===== Dataset entries
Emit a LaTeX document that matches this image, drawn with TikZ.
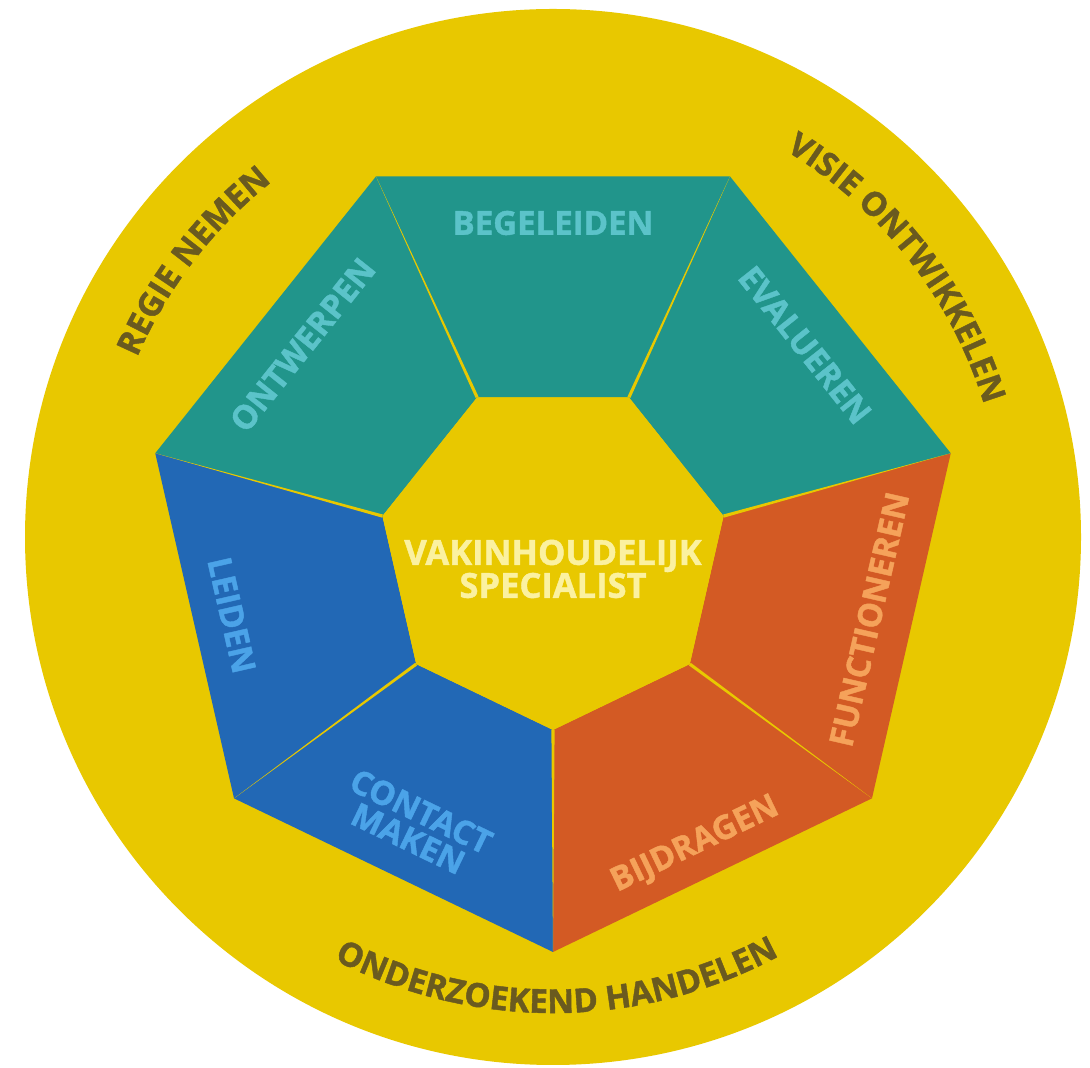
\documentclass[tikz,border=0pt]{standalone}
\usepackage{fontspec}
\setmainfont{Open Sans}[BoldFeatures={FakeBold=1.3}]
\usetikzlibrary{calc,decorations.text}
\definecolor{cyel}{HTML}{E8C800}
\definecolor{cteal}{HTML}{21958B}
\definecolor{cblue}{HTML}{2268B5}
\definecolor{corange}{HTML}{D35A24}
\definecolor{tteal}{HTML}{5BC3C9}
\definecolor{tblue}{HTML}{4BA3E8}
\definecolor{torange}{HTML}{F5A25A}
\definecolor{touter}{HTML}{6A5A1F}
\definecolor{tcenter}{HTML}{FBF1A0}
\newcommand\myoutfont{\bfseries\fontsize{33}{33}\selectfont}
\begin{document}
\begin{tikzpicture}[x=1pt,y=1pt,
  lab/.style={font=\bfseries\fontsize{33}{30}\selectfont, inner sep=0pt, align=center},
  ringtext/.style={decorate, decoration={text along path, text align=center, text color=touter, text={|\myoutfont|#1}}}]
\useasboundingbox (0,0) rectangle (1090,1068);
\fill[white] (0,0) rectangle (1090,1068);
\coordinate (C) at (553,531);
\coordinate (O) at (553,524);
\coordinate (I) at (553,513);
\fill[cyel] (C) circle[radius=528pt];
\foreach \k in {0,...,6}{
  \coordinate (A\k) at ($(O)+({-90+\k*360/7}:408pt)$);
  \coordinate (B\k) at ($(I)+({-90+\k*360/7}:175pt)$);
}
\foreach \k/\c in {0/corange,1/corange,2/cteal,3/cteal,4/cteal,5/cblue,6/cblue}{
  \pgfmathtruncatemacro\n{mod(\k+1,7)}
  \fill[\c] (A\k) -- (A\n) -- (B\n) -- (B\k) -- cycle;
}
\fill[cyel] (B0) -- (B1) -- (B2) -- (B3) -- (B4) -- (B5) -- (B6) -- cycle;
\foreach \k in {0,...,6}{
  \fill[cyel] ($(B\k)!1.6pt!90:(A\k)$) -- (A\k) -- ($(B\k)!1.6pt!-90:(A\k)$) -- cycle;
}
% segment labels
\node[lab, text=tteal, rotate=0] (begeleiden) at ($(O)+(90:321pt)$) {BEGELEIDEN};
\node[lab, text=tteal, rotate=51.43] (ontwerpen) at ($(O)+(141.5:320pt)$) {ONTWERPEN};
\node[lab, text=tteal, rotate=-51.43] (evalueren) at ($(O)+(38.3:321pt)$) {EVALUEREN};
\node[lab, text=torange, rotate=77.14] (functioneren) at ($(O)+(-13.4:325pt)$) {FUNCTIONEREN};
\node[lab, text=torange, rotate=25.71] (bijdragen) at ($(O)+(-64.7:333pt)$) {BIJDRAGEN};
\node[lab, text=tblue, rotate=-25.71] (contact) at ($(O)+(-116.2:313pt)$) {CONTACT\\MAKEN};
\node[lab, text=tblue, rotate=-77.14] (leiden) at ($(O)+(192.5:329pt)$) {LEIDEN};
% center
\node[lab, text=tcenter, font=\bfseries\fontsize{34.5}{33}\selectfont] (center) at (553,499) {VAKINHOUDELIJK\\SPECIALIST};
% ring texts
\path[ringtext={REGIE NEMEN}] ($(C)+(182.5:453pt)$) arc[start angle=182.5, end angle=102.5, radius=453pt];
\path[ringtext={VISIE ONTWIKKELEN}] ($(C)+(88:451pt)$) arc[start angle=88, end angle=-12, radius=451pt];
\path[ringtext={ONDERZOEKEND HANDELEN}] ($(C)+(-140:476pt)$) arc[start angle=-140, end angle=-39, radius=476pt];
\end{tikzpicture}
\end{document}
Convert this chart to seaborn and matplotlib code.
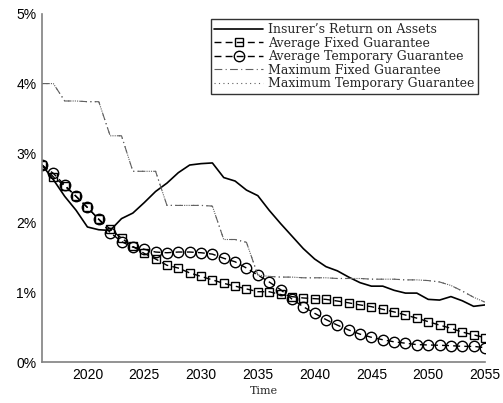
==========
Objective → Skip the pictures and print each record exactly as it stands.

Exercise output →
Emit a LaTeX document that matches this image, drawn with TikZ.
\documentclass[tikz,border=0pt]{standalone}
\usepackage{fontspec}
\setmainfont{Open Sans}[BoldFeatures={FakeBold=1.3}]
\usetikzlibrary{calc,decorations.text}
\definecolor{cyel}{HTML}{E8C800}
\definecolor{cteal}{HTML}{21958B}
\definecolor{cblue}{HTML}{2268B5}
\definecolor{corange}{HTML}{D35A24}
\definecolor{tteal}{HTML}{5BC3C9}
\definecolor{tblue}{HTML}{4BA3E8}
\definecolor{torange}{HTML}{F5A25A}
\definecolor{touter}{HTML}{6A5A1F}
\definecolor{tcenter}{HTML}{FBF1A0}
\newcommand\myoutfont{\bfseries\fontsize{33}{33}\selectfont}
\begin{document}
\begin{tikzpicture}[x=1pt,y=1pt,
  lab/.style={font=\bfseries\fontsize{33}{30}\selectfont, inner sep=0pt, align=center},
  ringtext/.style={decorate, decoration={text along path, text align=center, text color=touter, text={|\myoutfont|#1}}}]
\useasboundingbox (0,0) rectangle (1090,1068);
\fill[white] (0,0) rectangle (1090,1068);
\coordinate (C) at (553,531);
\coordinate (O) at (553,524);
\coordinate (I) at (553,513);
\fill[cyel] (C) circle[radius=528pt];
\foreach \k in {0,...,6}{
  \coordinate (A\k) at ($(O)+({-90+\k*360/7}:408pt)$);
  \coordinate (B\k) at ($(I)+({-90+\k*360/7}:175pt)$);
}
\foreach \k/\c in {0/corange,1/corange,2/cteal,3/cteal,4/cteal,5/cblue,6/cblue}{
  \pgfmathtruncatemacro\n{mod(\k+1,7)}
  \fill[\c] (A\k) -- (A\n) -- (B\n) -- (B\k) -- cycle;
}
\fill[cyel] (B0) -- (B1) -- (B2) -- (B3) -- (B4) -- (B5) -- (B6) -- cycle;
\foreach \k in {0,...,6}{
  \fill[cyel] ($(B\k)!1.6pt!90:(A\k)$) -- (A\k) -- ($(B\k)!1.6pt!-90:(A\k)$) -- cycle;
}
% segment labels
\node[lab, text=tteal, rotate=0] (begeleiden) at ($(O)+(90:321pt)$) {BEGELEIDEN};
\node[lab, text=tteal, rotate=51.43] (ontwerpen) at ($(O)+(141.5:320pt)$) {ONTWERPEN};
\node[lab, text=tteal, rotate=-51.43] (evalueren) at ($(O)+(38.3:321pt)$) {EVALUEREN};
\node[lab, text=torange, rotate=77.14] (functioneren) at ($(O)+(-13.4:325pt)$) {FUNCTIONEREN};
\node[lab, text=torange, rotate=25.71] (bijdragen) at ($(O)+(-64.7:333pt)$) {BIJDRAGEN};
\node[lab, text=tblue, rotate=-25.71] (contact) at ($(O)+(-116.2:313pt)$) {CONTACT\\MAKEN};
\node[lab, text=tblue, rotate=-77.14] (leiden) at ($(O)+(192.5:329pt)$) {LEIDEN};
% center
\node[lab, text=tcenter, font=\bfseries\fontsize{34.5}{33}\selectfont] (center) at (553,499) {VAKINHOUDELIJK\\SPECIALIST};
% ring texts
\path[ringtext={REGIE NEMEN}] ($(C)+(182.5:453pt)$) arc[start angle=182.5, end angle=102.5, radius=453pt];
\path[ringtext={VISIE ONTWIKKELEN}] ($(C)+(88:451pt)$) arc[start angle=88, end angle=-12, radius=451pt];
\path[ringtext={ONDERZOEKEND HANDELEN}] ($(C)+(-140:476pt)$) arc[start angle=-140, end angle=-39, radius=476pt];
\end{tikzpicture}
\end{document}
Convert this chart to seaborn and matplotlib code.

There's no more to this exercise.